Reproduce the listing below exactly, minus its pictures.

** START OF Recorded information **

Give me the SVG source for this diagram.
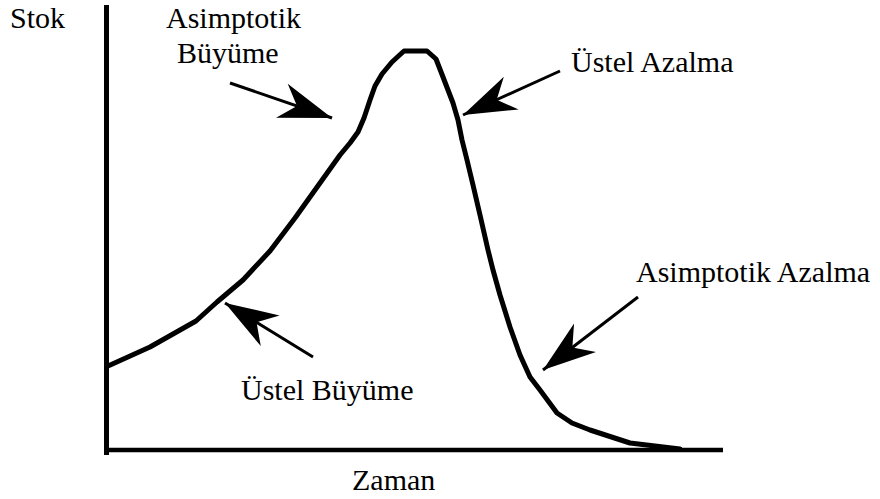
<svg xmlns="http://www.w3.org/2000/svg" width="880" height="499" viewBox="0 0 880 499">
  <style>
    .lbl { font-family: "Liberation Serif", "Times New Roman", serif; font-size: 30px; fill: #000; }
    .axis { stroke: #000; fill: none; stroke-linecap: butt; }
    .curve { stroke: #000; fill: none; stroke-width: 5; stroke-linejoin: round; stroke-linecap: round; }
    .pointer { stroke: #000; stroke-width: 3; fill: none; marker-end: url(#head); }
  </style>
  <defs>
    <marker id="head" markerUnits="userSpaceOnUse" markerWidth="60" markerHeight="44" viewBox="-56 -22 60 44" refX="0" refY="0" orient="auto">
      <path d="M0,0 L-53,-18 L-37,0 L-53,18 Z" fill="#000"/>
    </marker>
  </defs>

  <rect width="880" height="499" fill="#fff"/>

  <!-- axes -->
  <g id="axes">
    <line class="axis" x1="106.5" y1="5" x2="106.5" y2="455" stroke-width="5"/>
    <line class="axis" x1="104" y1="450" x2="723" y2="450" stroke-width="4.5"/>
  </g>

  <!-- stock curve -->
  <g id="stock-curve">
    <path class="curve" d="M108,366 L150,347 L196,321 L217,302 L243,280 L270,251 L295,218 L320,183 L340,155 L350,143 L358,132 L364,118 L370,100 L375,86 L382,74 L392,62 L404,51 L427,51 L436,59 L443,77 L453,103 L458,120 L462,140 L467,160 L473,185 L480,215 L488,250 L493,270 L500,295 L510,327 L520,355 L530,377 L540,390 L557,413 L572,423 L590,430 L630,443 L680,449"/>
  </g>

  <!-- labels -->
  <g id="label-stok"><text class="lbl" x="10" y="28">Stok</text></g>
  <g id="label-zaman"><text class="lbl" x="352" y="490">Zaman</text></g>
  <g id="label-asimptotik-buyume">
    <text class="lbl" x="166" y="28">Asimptotik</text>
    <text class="lbl" x="177" y="63">Büyüme</text>
  </g>
  <g id="label-ustel-azalma"><text class="lbl" x="571" y="72">Üstel Azalma</text></g>
  <g id="label-ustel-buyume"><text class="lbl" x="241" y="400">Üstel Büyüme</text></g>
  <g id="label-asimptotik-azalma"><text class="lbl" x="636" y="282">Asimptotik Azalma</text></g>

  <!-- pointer arrows -->
  <g id="connectors">
    <line class="pointer" x1="230" y1="83" x2="332" y2="118"/>
    <line class="pointer" x1="560" y1="71" x2="463" y2="115"/>
    <line class="pointer" x1="313" y1="357" x2="225" y2="303"/>
    <line class="pointer" x1="638" y1="297" x2="543" y2="370"/>
  </g>
</svg>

** END OF Recorded information **

### Solution for this exercise
Give me the SVG source for this diagram.
<svg xmlns="http://www.w3.org/2000/svg" width="880" height="499" viewBox="0 0 880 499">
  <style>
    .lbl { font-family: "Liberation Serif", "Times New Roman", serif; font-size: 30px; fill: #000; }
    .axis { stroke: #000; fill: none; stroke-linecap: butt; }
    .curve { stroke: #000; fill: none; stroke-width: 5; stroke-linejoin: round; stroke-linecap: round; }
    .pointer { stroke: #000; stroke-width: 3; fill: none; marker-end: url(#head); }
  </style>
  <defs>
    <marker id="head" markerUnits="userSpaceOnUse" markerWidth="60" markerHeight="44" viewBox="-56 -22 60 44" refX="0" refY="0" orient="auto">
      <path d="M0,0 L-53,-18 L-37,0 L-53,18 Z" fill="#000"/>
    </marker>
  </defs>

  <rect width="880" height="499" fill="#fff"/>

  <!-- axes -->
  <g id="axes">
    <line class="axis" x1="106.5" y1="5" x2="106.5" y2="455" stroke-width="5"/>
    <line class="axis" x1="104" y1="450" x2="723" y2="450" stroke-width="4.5"/>
  </g>

  <!-- stock curve -->
  <g id="stock-curve">
    <path class="curve" d="M108,366 L150,347 L196,321 L217,302 L243,280 L270,251 L295,218 L320,183 L340,155 L350,143 L358,132 L364,118 L370,100 L375,86 L382,74 L392,62 L404,51 L427,51 L436,59 L443,77 L453,103 L458,120 L462,140 L467,160 L473,185 L480,215 L488,250 L493,270 L500,295 L510,327 L520,355 L530,377 L540,390 L557,413 L572,423 L590,430 L630,443 L680,449"/>
  </g>

  <!-- labels -->
  <g id="label-stok"><text class="lbl" x="10" y="28">Stok</text></g>
  <g id="label-zaman"><text class="lbl" x="352" y="490">Zaman</text></g>
  <g id="label-asimptotik-buyume">
    <text class="lbl" x="166" y="28">Asimptotik</text>
    <text class="lbl" x="177" y="63">Büyüme</text>
  </g>
  <g id="label-ustel-azalma"><text class="lbl" x="571" y="72">Üstel Azalma</text></g>
  <g id="label-ustel-buyume"><text class="lbl" x="241" y="400">Üstel Büyüme</text></g>
  <g id="label-asimptotik-azalma"><text class="lbl" x="636" y="282">Asimptotik Azalma</text></g>

  <!-- pointer arrows -->
  <g id="connectors">
    <line class="pointer" x1="230" y1="83" x2="332" y2="118"/>
    <line class="pointer" x1="560" y1="71" x2="463" y2="115"/>
    <line class="pointer" x1="313" y1="357" x2="225" y2="303"/>
    <line class="pointer" x1="638" y1="297" x2="543" y2="370"/>
  </g>
</svg>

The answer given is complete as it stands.